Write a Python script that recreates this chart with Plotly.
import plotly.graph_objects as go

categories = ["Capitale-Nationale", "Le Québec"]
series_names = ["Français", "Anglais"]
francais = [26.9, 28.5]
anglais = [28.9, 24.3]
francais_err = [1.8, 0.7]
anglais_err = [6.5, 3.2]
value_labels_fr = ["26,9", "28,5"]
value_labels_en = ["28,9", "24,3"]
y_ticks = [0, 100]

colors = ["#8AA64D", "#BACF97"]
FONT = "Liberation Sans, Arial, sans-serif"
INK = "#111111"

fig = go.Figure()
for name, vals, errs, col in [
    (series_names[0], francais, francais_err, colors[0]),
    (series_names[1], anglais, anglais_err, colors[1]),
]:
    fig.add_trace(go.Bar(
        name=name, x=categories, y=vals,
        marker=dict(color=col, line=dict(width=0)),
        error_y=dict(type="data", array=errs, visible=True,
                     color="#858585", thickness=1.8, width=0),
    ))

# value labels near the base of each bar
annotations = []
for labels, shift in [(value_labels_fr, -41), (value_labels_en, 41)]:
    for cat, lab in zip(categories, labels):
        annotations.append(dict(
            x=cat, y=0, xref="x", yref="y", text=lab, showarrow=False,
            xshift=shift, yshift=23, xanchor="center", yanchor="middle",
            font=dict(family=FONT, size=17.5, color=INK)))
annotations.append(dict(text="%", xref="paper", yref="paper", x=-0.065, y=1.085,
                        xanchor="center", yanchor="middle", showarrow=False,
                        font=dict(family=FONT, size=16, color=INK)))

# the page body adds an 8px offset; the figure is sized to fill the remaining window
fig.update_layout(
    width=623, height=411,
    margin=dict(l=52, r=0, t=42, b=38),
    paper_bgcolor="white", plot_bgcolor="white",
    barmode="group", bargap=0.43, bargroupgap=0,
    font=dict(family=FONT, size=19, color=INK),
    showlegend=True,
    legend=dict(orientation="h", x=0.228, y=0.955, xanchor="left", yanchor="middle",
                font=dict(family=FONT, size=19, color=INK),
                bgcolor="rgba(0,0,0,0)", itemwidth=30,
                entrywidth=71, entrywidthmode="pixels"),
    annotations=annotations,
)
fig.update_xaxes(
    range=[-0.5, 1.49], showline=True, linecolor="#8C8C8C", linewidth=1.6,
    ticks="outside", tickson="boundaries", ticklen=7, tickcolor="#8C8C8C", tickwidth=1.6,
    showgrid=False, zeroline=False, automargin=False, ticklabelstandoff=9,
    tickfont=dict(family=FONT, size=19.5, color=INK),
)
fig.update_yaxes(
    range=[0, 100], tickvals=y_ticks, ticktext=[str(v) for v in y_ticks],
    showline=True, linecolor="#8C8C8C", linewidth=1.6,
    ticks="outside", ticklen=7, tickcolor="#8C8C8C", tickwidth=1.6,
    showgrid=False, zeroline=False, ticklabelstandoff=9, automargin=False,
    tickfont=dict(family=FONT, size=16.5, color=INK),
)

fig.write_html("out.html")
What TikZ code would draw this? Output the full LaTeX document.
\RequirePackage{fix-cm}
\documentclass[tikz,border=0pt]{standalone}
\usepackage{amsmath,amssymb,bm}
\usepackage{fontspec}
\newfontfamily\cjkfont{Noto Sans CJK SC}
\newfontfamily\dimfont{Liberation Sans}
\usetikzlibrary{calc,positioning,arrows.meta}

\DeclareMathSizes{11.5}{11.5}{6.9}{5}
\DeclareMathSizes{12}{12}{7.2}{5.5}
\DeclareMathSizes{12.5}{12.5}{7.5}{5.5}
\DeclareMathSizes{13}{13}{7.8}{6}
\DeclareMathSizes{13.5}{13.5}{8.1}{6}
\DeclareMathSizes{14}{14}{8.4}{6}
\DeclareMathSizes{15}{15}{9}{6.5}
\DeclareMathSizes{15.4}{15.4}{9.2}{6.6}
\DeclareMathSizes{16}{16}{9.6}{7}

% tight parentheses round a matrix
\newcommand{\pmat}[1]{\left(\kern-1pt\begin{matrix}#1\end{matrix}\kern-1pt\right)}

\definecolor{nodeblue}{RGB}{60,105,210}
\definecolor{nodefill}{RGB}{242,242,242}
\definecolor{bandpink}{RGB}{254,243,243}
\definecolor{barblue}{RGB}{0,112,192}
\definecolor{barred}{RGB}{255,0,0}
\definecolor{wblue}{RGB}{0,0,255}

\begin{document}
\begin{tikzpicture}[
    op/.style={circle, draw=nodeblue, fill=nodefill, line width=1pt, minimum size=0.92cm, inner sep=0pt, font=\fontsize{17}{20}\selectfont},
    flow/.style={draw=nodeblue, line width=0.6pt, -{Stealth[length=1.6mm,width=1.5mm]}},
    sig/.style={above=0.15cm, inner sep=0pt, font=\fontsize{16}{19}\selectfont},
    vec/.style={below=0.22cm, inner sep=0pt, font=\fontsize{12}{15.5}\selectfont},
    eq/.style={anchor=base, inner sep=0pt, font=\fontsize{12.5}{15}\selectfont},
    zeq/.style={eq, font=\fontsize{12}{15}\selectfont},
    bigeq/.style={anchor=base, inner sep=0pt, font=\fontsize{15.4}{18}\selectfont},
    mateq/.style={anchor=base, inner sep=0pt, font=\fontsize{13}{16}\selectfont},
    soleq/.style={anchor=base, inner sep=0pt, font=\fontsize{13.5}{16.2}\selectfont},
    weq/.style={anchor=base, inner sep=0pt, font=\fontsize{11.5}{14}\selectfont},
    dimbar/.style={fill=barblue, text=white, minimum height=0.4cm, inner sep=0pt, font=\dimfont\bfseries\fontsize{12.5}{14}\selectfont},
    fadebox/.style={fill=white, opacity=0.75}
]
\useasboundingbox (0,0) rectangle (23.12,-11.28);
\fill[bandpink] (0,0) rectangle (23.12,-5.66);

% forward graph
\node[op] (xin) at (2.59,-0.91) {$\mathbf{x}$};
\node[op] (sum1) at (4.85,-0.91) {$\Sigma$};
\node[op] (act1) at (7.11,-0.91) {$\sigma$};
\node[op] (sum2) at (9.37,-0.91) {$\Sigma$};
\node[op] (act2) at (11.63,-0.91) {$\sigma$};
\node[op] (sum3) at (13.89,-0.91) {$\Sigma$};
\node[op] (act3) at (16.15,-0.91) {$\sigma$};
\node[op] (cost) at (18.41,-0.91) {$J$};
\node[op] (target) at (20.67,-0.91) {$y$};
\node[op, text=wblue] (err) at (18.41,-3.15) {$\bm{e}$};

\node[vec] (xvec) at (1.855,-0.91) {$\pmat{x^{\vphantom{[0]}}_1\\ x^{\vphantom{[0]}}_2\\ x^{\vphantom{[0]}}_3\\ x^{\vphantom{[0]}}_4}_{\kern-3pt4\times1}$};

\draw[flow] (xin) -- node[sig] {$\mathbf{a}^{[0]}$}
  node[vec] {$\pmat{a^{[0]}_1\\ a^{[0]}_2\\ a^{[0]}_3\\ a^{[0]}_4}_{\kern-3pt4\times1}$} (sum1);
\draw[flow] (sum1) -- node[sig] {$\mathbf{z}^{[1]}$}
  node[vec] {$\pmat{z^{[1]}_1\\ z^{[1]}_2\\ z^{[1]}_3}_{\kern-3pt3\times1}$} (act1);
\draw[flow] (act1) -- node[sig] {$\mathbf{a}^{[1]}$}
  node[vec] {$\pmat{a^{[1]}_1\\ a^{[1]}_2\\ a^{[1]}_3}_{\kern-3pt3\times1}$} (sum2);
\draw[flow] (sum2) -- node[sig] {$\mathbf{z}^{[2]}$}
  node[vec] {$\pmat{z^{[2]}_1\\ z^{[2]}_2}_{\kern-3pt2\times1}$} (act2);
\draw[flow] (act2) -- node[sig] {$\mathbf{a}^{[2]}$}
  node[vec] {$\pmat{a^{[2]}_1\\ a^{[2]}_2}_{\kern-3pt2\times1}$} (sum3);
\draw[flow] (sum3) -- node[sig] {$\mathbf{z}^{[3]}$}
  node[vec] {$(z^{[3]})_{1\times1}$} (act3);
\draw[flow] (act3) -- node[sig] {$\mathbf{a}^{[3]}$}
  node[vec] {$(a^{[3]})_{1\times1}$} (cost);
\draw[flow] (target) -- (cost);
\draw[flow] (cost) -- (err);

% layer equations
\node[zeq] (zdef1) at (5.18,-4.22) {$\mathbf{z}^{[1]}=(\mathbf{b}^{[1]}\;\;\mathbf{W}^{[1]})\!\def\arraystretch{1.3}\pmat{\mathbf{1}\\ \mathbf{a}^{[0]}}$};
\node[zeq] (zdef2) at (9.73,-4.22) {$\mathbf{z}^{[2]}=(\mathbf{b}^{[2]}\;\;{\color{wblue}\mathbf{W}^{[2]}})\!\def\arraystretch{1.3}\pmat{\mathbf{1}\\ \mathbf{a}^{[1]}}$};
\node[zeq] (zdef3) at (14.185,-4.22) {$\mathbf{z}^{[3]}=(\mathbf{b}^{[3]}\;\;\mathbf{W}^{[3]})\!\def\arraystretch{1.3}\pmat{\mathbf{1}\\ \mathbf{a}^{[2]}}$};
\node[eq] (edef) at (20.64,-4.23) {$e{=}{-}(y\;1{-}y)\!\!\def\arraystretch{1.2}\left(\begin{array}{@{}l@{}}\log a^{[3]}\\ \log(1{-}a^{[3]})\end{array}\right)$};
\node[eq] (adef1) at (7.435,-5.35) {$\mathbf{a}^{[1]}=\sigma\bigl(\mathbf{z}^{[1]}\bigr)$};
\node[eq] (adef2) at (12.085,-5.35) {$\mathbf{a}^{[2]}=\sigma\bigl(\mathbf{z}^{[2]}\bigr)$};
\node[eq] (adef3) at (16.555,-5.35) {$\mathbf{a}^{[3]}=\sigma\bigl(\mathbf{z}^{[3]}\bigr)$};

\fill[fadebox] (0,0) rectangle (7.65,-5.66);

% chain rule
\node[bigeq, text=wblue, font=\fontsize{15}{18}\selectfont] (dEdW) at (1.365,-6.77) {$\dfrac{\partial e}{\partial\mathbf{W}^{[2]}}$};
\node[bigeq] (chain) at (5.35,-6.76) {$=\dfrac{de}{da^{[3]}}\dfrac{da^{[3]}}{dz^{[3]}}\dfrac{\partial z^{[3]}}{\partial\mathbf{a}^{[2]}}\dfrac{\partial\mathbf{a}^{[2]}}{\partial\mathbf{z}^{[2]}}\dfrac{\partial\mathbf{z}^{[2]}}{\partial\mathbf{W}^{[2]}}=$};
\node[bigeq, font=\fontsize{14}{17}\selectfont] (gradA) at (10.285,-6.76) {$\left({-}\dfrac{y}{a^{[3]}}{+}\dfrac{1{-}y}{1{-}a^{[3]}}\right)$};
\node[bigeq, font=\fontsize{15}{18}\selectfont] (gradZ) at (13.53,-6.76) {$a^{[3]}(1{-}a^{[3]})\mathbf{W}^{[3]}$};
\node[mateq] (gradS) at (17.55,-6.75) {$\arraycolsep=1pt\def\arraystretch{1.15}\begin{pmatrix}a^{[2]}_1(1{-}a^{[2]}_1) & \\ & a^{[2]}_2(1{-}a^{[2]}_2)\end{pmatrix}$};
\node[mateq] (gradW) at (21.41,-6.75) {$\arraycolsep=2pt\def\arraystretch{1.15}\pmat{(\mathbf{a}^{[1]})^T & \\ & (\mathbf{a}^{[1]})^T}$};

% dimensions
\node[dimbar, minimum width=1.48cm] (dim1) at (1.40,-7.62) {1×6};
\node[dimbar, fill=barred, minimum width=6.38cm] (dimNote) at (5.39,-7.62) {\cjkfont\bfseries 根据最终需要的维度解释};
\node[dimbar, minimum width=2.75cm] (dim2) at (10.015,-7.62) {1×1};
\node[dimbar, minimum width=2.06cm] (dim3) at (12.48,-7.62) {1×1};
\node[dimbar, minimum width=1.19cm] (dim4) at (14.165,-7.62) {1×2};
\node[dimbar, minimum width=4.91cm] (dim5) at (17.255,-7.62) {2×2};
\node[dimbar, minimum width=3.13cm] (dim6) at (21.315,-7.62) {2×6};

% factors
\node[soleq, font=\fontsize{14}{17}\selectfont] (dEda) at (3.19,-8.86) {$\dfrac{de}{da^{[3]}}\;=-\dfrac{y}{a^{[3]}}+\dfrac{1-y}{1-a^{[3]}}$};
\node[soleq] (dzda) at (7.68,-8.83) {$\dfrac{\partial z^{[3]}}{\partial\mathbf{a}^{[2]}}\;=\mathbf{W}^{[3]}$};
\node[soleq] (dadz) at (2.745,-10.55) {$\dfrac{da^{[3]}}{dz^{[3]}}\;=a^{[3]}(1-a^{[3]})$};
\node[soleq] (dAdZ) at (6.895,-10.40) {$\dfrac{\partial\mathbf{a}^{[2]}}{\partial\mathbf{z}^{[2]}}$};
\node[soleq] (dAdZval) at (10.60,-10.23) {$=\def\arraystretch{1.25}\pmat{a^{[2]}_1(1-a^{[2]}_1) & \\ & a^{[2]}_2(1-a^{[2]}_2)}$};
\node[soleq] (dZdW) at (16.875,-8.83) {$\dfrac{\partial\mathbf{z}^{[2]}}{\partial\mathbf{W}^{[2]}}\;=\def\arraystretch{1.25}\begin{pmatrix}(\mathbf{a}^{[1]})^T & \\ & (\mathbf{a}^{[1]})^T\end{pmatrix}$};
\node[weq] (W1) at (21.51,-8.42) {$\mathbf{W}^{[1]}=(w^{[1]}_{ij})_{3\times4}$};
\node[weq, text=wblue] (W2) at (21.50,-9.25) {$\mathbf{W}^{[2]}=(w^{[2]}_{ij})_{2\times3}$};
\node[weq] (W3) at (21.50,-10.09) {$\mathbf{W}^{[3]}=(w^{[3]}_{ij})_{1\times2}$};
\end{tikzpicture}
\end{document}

== TASK DESCRIPTION ==
Everything from the first line above up to and including the line that contains "font=dict(family=FONT, size=16, color=INK)))" should be printed exactly; please print only that.

== ANSWER FOR THE TASK ==
Write a Python script that recreates this chart with Plotly.
import plotly.graph_objects as go

categories = ["Capitale-Nationale", "Le Québec"]
series_names = ["Français", "Anglais"]
francais = [26.9, 28.5]
anglais = [28.9, 24.3]
francais_err = [1.8, 0.7]
anglais_err = [6.5, 3.2]
value_labels_fr = ["26,9", "28,5"]
value_labels_en = ["28,9", "24,3"]
y_ticks = [0, 100]

colors = ["#8AA64D", "#BACF97"]
FONT = "Liberation Sans, Arial, sans-serif"
INK = "#111111"

fig = go.Figure()
for name, vals, errs, col in [
    (series_names[0], francais, francais_err, colors[0]),
    (series_names[1], anglais, anglais_err, colors[1]),
]:
    fig.add_trace(go.Bar(
        name=name, x=categories, y=vals,
        marker=dict(color=col, line=dict(width=0)),
        error_y=dict(type="data", array=errs, visible=True,
                     color="#858585", thickness=1.8, width=0),
    ))

# value labels near the base of each bar
annotations = []
for labels, shift in [(value_labels_fr, -41), (value_labels_en, 41)]:
    for cat, lab in zip(categories, labels):
        annotations.append(dict(
            x=cat, y=0, xref="x", yref="y", text=lab, showarrow=False,
            xshift=shift, yshift=23, xanchor="center", yanchor="middle",
            font=dict(family=FONT, size=17.5, color=INK)))
annotations.append(dict(text="%", xref="paper", yref="paper", x=-0.065, y=1.085,
                        xanchor="center", yanchor="middle", showarrow=False,
                        font=dict(family=FONT, size=16, color=INK)))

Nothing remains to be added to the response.